TASK STATEMENT:
Restate the listing that follows word for word, without its pictures.

SOURCE EXCERPT:
'''

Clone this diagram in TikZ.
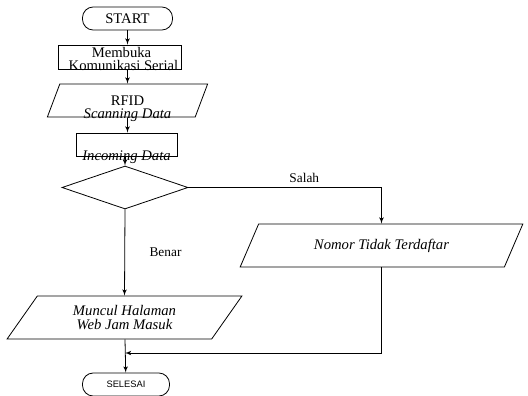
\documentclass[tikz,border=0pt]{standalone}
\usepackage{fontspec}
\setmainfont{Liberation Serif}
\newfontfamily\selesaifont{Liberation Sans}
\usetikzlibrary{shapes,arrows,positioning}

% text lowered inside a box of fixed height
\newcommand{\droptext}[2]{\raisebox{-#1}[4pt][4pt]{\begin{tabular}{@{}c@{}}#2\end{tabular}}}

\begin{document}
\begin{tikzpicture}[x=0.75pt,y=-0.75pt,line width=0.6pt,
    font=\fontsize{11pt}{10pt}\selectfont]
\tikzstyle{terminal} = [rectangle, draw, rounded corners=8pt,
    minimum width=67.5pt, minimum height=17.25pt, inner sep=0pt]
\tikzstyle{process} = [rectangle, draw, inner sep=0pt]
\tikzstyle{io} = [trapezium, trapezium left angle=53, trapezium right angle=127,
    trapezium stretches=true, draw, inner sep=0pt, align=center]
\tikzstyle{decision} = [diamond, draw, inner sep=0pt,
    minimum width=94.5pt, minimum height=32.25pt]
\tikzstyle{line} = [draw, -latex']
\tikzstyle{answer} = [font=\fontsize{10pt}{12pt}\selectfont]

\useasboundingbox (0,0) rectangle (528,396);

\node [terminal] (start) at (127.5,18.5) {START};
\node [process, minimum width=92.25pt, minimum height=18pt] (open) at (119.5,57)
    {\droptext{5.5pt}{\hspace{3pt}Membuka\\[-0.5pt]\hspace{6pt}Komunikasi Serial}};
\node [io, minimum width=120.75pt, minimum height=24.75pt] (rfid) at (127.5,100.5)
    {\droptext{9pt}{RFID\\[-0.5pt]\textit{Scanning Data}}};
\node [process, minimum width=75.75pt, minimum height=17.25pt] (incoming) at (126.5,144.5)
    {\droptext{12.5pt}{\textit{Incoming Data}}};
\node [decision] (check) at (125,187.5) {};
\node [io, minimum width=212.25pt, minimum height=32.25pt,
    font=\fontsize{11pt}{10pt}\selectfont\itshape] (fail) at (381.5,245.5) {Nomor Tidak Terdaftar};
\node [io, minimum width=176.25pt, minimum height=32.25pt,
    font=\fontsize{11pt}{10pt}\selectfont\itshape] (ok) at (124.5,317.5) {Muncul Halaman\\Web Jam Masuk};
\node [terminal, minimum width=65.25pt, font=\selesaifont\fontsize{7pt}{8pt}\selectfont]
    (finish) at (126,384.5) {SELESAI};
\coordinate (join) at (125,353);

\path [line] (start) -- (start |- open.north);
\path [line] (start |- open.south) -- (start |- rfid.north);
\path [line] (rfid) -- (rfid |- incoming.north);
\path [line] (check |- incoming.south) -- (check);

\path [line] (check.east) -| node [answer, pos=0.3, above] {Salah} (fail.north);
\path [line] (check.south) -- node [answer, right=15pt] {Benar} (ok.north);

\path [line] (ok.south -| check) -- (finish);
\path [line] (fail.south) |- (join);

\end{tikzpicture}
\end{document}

'''

SOLUTION TO THE PROBLEM:
Clone this diagram in TikZ.
\documentclass[tikz,border=0pt]{standalone}
\usepackage{fontspec}
\setmainfont{Liberation Serif}
\newfontfamily\selesaifont{Liberation Sans}
\usetikzlibrary{shapes,arrows,positioning}

% text lowered inside a box of fixed height
\newcommand{\droptext}[2]{\raisebox{-#1}[4pt][4pt]{\begin{tabular}{@{}c@{}}#2\end{tabular}}}

\begin{document}
\begin{tikzpicture}[x=0.75pt,y=-0.75pt,line width=0.6pt,
    font=\fontsize{11pt}{10pt}\selectfont]
\tikzstyle{terminal} = [rectangle, draw, rounded corners=8pt,
    minimum width=67.5pt, minimum height=17.25pt, inner sep=0pt]
\tikzstyle{process} = [rectangle, draw, inner sep=0pt]
\tikzstyle{io} = [trapezium, trapezium left angle=53, trapezium right angle=127,
    trapezium stretches=true, draw, inner sep=0pt, align=center]
\tikzstyle{decision} = [diamond, draw, inner sep=0pt,
    minimum width=94.5pt, minimum height=32.25pt]
\tikzstyle{line} = [draw, -latex']
\tikzstyle{answer} = [font=\fontsize{10pt}{12pt}\selectfont]

\useasboundingbox (0,0) rectangle (528,396);

\node [terminal] (start) at (127.5,18.5) {START};
\node [process, minimum width=92.25pt, minimum height=18pt] (open) at (119.5,57)
    {\droptext{5.5pt}{\hspace{3pt}Membuka\\[-0.5pt]\hspace{6pt}Komunikasi Serial}};
\node [io, minimum width=120.75pt, minimum height=24.75pt] (rfid) at (127.5,100.5)
    {\droptext{9pt}{RFID\\[-0.5pt]\textit{Scanning Data}}};
\node [process, minimum width=75.75pt, minimum height=17.25pt] (incoming) at (126.5,144.5)
    {\droptext{12.5pt}{\textit{Incoming Data}}};
\node [decision] (check) at (125,187.5) {};
\node [io, minimum width=212.25pt, minimum height=32.25pt,
    font=\fontsize{11pt}{10pt}\selectfont\itshape] (fail) at (381.5,245.5) {Nomor Tidak Terdaftar};
\node [io, minimum width=176.25pt, minimum height=32.25pt,
    font=\fontsize{11pt}{10pt}\selectfont\itshape] (ok) at (124.5,317.5) {Muncul Halaman\\Web Jam Masuk};
\node [terminal, minimum width=65.25pt, font=\selesaifont\fontsize{7pt}{8pt}\selectfont]
    (finish) at (126,384.5) {SELESAI};
\coordinate (join) at (125,353);

\path [line] (start) -- (start |- open.north);
\path [line] (start |- open.south) -- (start |- rfid.north);
\path [line] (rfid) -- (rfid |- incoming.north);
\path [line] (check |- incoming.south) -- (check);

\path [line] (check.east) -| node [answer, pos=0.3, above] {Salah} (fail.north);
\path [line] (check.south) -- node [answer, right=15pt] {Benar} (ok.north);

\path [line] (ok.south -| check) -- (finish);
\path [line] (fail.south) |- (join);

\end{tikzpicture}
\end{document}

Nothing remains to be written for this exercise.